▶ [What you need to do]: Retype these lines and no others: the line holding "Give me the D3.js source for this chart.", the line holding "var pie = d3.pie().sort(null).value(function", and all lines between them. Pictures stay out.

▶ [Excerpted data]:
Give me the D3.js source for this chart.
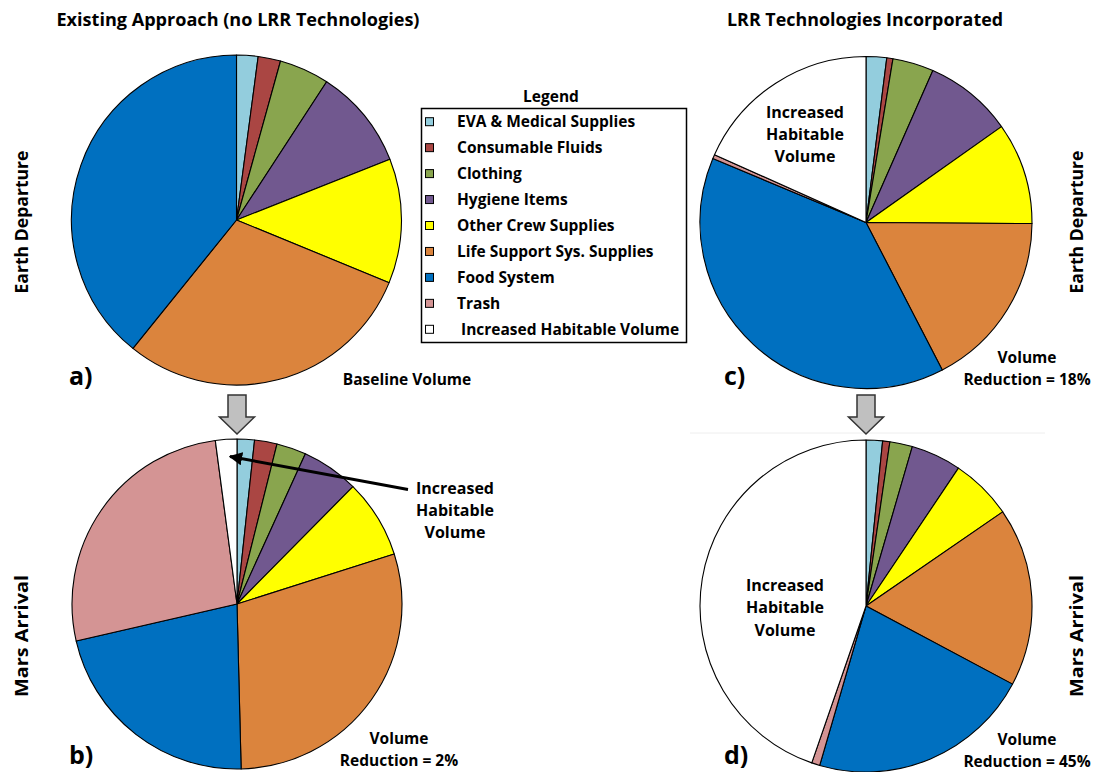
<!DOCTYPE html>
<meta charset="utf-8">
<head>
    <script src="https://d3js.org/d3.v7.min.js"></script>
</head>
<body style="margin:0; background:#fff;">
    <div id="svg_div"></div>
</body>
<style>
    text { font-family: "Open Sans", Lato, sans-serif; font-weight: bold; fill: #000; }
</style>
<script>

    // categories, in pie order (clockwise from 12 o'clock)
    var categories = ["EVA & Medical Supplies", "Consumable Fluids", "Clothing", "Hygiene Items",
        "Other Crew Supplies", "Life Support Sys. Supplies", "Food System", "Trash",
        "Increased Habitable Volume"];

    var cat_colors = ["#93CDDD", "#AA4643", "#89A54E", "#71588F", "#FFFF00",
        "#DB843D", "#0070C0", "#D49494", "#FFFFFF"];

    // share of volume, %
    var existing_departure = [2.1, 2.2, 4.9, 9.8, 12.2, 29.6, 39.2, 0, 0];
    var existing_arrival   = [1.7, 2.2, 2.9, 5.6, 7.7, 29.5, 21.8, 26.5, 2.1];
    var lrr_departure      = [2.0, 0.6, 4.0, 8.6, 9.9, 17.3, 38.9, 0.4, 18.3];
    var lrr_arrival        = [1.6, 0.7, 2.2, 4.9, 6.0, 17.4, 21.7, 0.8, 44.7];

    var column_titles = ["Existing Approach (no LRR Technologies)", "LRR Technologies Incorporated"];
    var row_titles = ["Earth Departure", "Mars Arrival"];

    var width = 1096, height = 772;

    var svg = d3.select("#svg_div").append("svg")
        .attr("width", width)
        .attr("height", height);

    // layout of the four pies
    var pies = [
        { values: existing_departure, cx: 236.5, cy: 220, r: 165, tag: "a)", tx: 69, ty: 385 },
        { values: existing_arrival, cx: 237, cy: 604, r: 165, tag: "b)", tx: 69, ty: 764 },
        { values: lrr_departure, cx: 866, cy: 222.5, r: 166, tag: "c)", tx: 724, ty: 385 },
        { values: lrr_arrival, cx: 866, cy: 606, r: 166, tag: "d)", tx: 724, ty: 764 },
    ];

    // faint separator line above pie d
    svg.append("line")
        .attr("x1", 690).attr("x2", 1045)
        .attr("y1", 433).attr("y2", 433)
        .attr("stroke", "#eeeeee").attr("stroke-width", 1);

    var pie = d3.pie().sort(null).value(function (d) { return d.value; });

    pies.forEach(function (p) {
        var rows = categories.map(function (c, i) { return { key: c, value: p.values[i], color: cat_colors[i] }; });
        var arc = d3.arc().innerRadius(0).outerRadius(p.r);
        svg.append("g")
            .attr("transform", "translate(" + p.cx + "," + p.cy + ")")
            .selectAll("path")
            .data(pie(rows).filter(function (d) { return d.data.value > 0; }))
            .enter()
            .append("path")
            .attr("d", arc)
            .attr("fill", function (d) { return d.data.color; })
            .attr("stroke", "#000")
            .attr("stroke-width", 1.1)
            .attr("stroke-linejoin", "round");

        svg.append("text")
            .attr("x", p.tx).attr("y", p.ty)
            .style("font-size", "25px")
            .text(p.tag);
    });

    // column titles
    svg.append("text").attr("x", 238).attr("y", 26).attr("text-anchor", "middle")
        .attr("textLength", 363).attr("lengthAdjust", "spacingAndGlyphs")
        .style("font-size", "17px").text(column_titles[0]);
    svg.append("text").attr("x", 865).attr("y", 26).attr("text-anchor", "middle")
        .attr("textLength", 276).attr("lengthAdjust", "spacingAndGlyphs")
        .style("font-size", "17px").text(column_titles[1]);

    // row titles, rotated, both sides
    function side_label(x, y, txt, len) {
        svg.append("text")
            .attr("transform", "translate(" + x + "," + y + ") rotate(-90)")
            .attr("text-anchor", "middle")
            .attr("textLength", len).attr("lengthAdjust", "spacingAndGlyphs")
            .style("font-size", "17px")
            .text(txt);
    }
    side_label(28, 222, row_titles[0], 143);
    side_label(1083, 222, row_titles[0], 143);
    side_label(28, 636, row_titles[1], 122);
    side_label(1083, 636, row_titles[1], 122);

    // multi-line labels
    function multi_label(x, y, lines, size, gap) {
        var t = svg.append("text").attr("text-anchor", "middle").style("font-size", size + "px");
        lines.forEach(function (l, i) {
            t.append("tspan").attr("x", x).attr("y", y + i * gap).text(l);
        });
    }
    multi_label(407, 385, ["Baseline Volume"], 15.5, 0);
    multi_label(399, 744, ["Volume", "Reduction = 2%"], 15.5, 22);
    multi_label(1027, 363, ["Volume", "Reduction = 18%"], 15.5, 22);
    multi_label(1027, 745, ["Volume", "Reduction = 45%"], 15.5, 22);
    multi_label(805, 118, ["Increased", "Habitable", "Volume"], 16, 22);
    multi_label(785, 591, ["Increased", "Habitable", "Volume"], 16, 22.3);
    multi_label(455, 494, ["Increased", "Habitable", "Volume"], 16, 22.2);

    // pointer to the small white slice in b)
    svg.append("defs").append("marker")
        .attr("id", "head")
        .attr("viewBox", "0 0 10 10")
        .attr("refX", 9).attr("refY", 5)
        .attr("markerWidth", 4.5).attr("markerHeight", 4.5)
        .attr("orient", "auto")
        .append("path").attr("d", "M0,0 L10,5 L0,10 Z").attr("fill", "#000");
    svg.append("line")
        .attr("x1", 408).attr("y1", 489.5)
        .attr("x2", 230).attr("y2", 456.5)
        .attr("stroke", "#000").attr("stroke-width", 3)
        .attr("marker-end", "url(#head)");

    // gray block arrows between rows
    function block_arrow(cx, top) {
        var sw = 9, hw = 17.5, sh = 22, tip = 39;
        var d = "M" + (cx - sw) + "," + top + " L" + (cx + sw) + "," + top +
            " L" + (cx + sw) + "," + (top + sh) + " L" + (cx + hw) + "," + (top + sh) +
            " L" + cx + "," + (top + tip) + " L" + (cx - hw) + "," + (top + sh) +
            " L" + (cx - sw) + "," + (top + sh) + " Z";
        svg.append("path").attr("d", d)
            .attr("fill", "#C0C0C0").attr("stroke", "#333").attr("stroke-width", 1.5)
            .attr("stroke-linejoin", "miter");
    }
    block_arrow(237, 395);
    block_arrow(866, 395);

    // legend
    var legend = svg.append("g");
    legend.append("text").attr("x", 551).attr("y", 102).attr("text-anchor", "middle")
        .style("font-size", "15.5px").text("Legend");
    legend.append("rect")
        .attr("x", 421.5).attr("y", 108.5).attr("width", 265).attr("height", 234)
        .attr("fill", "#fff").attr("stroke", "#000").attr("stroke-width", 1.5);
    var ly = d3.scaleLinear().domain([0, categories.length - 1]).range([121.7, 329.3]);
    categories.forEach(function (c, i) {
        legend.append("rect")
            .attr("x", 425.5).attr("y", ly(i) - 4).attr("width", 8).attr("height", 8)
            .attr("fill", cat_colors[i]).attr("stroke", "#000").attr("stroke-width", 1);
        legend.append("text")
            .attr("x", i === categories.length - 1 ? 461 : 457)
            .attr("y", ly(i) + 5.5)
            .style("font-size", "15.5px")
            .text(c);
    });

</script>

...

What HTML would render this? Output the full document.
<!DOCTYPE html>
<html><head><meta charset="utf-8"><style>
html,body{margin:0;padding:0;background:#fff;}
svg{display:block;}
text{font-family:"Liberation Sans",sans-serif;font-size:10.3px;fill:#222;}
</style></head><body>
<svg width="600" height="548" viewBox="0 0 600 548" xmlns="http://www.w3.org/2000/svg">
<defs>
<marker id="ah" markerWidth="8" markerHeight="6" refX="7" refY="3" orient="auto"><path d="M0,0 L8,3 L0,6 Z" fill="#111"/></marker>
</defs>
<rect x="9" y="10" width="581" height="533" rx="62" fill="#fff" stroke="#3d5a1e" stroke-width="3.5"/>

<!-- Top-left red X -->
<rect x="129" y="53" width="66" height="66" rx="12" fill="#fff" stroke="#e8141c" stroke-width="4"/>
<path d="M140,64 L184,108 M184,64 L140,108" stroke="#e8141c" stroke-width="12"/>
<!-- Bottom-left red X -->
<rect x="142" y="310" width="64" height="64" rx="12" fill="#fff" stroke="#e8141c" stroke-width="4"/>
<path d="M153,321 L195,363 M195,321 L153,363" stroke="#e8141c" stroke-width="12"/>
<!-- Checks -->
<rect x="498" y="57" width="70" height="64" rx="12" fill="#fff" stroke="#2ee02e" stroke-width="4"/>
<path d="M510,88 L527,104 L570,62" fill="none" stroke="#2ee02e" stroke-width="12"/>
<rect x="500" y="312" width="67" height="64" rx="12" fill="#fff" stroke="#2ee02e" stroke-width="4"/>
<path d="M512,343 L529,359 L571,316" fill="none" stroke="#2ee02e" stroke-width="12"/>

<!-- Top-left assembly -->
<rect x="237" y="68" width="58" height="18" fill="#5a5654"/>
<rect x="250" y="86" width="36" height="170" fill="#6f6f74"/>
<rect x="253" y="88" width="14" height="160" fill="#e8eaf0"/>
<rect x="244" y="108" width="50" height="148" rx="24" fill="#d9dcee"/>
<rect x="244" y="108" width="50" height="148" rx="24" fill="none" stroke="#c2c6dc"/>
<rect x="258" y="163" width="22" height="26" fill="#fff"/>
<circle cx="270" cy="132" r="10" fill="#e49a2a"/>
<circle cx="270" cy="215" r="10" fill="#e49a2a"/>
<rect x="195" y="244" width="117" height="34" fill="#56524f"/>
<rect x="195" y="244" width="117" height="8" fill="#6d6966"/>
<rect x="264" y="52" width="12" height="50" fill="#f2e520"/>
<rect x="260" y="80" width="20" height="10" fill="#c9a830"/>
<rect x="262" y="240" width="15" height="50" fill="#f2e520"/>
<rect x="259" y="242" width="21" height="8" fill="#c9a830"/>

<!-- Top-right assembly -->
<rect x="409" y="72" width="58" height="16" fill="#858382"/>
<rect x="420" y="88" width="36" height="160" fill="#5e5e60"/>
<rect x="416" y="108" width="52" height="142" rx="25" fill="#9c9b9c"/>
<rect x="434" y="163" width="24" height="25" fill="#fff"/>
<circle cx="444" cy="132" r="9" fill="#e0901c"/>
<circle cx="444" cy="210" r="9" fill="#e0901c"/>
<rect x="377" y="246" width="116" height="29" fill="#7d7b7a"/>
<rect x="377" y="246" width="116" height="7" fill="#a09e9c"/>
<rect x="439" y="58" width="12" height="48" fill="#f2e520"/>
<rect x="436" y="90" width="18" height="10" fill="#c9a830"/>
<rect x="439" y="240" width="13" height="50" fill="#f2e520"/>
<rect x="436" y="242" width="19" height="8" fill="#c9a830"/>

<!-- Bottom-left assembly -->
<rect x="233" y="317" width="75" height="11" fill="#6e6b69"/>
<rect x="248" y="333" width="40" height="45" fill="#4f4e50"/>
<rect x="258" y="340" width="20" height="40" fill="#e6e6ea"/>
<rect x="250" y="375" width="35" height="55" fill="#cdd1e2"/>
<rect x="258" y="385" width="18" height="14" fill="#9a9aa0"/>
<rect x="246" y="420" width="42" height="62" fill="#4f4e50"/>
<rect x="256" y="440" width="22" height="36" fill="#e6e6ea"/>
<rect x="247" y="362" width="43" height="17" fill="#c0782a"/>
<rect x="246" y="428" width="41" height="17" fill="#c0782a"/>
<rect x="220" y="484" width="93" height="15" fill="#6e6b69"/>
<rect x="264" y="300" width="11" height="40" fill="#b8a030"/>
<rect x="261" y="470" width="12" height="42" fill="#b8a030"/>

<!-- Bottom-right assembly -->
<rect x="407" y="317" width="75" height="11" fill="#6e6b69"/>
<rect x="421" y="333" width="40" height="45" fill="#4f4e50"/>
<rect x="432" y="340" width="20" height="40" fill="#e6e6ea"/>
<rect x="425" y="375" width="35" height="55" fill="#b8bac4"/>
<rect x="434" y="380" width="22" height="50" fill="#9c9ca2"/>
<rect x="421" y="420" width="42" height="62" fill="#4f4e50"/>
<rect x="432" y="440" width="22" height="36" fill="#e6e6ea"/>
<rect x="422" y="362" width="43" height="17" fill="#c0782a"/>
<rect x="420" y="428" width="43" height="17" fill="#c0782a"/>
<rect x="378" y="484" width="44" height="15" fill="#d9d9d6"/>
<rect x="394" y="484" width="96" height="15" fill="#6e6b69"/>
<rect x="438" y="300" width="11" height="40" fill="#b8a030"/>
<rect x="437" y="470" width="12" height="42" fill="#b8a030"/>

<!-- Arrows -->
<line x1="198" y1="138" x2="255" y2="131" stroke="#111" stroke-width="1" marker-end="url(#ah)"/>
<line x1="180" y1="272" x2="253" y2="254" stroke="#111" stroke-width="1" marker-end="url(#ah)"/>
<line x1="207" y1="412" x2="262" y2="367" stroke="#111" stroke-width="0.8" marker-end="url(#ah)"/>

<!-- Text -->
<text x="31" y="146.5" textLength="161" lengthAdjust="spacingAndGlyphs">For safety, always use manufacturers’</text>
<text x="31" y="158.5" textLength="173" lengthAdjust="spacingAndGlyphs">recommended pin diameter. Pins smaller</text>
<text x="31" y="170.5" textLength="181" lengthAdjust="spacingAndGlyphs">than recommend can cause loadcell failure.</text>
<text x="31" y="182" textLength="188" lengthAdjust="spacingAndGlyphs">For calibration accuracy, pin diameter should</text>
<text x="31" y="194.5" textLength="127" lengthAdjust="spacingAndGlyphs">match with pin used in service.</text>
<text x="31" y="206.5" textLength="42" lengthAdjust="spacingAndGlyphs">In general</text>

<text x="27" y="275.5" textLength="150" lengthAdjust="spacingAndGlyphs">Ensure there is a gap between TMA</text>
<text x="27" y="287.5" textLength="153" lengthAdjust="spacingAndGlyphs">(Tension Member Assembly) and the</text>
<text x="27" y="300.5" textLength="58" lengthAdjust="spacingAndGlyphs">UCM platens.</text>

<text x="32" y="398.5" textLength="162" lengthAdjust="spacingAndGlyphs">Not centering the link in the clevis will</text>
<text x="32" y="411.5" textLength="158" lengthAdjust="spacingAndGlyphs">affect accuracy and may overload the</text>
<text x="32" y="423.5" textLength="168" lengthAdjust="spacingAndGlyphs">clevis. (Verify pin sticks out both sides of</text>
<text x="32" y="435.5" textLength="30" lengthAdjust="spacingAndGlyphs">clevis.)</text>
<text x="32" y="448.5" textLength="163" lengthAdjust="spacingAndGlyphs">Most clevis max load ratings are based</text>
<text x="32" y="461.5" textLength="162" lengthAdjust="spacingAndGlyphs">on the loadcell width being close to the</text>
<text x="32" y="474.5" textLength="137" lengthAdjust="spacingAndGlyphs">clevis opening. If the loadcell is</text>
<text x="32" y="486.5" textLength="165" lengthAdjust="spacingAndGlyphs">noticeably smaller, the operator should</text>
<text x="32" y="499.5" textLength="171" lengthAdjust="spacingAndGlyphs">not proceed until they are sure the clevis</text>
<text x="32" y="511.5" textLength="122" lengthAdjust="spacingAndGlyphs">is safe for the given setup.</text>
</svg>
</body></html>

▶ [Result]:
Give me the D3.js source for this chart.
<!DOCTYPE html>
<meta charset="utf-8">
<head>
    <script src="https://d3js.org/d3.v7.min.js"></script>
</head>
<body style="margin:0; background:#fff;">
    <div id="svg_div"></div>
</body>
<style>
    text { font-family: "Open Sans", Lato, sans-serif; font-weight: bold; fill: #000; }
</style>
<script>

    // categories, in pie order (clockwise from 12 o'clock)
    var categories = ["EVA & Medical Supplies", "Consumable Fluids", "Clothing", "Hygiene Items",
        "Other Crew Supplies", "Life Support Sys. Supplies", "Food System", "Trash",
        "Increased Habitable Volume"];

    var cat_colors = ["#93CDDD", "#AA4643", "#89A54E", "#71588F", "#FFFF00",
        "#DB843D", "#0070C0", "#D49494", "#FFFFFF"];

    // share of volume, %
    var existing_departure = [2.1, 2.2, 4.9, 9.8, 12.2, 29.6, 39.2, 0, 0];
    var existing_arrival   = [1.7, 2.2, 2.9, 5.6, 7.7, 29.5, 21.8, 26.5, 2.1];
    var lrr_departure      = [2.0, 0.6, 4.0, 8.6, 9.9, 17.3, 38.9, 0.4, 18.3];
    var lrr_arrival        = [1.6, 0.7, 2.2, 4.9, 6.0, 17.4, 21.7, 0.8, 44.7];

    var column_titles = ["Existing Approach (no LRR Technologies)", "LRR Technologies Incorporated"];
    var row_titles = ["Earth Departure", "Mars Arrival"];

    var width = 1096, height = 772;

    var svg = d3.select("#svg_div").append("svg")
        .attr("width", width)
        .attr("height", height);

    // layout of the four pies
    var pies = [
        { values: existing_departure, cx: 236.5, cy: 220, r: 165, tag: "a)", tx: 69, ty: 385 },
        { values: existing_arrival, cx: 237, cy: 604, r: 165, tag: "b)", tx: 69, ty: 764 },
        { values: lrr_departure, cx: 866, cy: 222.5, r: 166, tag: "c)", tx: 724, ty: 385 },
        { values: lrr_arrival, cx: 866, cy: 606, r: 166, tag: "d)", tx: 724, ty: 764 },
    ];

    // faint separator line above pie d
    svg.append("line")
        .attr("x1", 690).attr("x2", 1045)
        .attr("y1", 433).attr("y2", 433)
        .attr("stroke", "#eeeeee").attr("stroke-width", 1);

    var pie = d3.pie().sort(null).value(function (d) { return d.value; });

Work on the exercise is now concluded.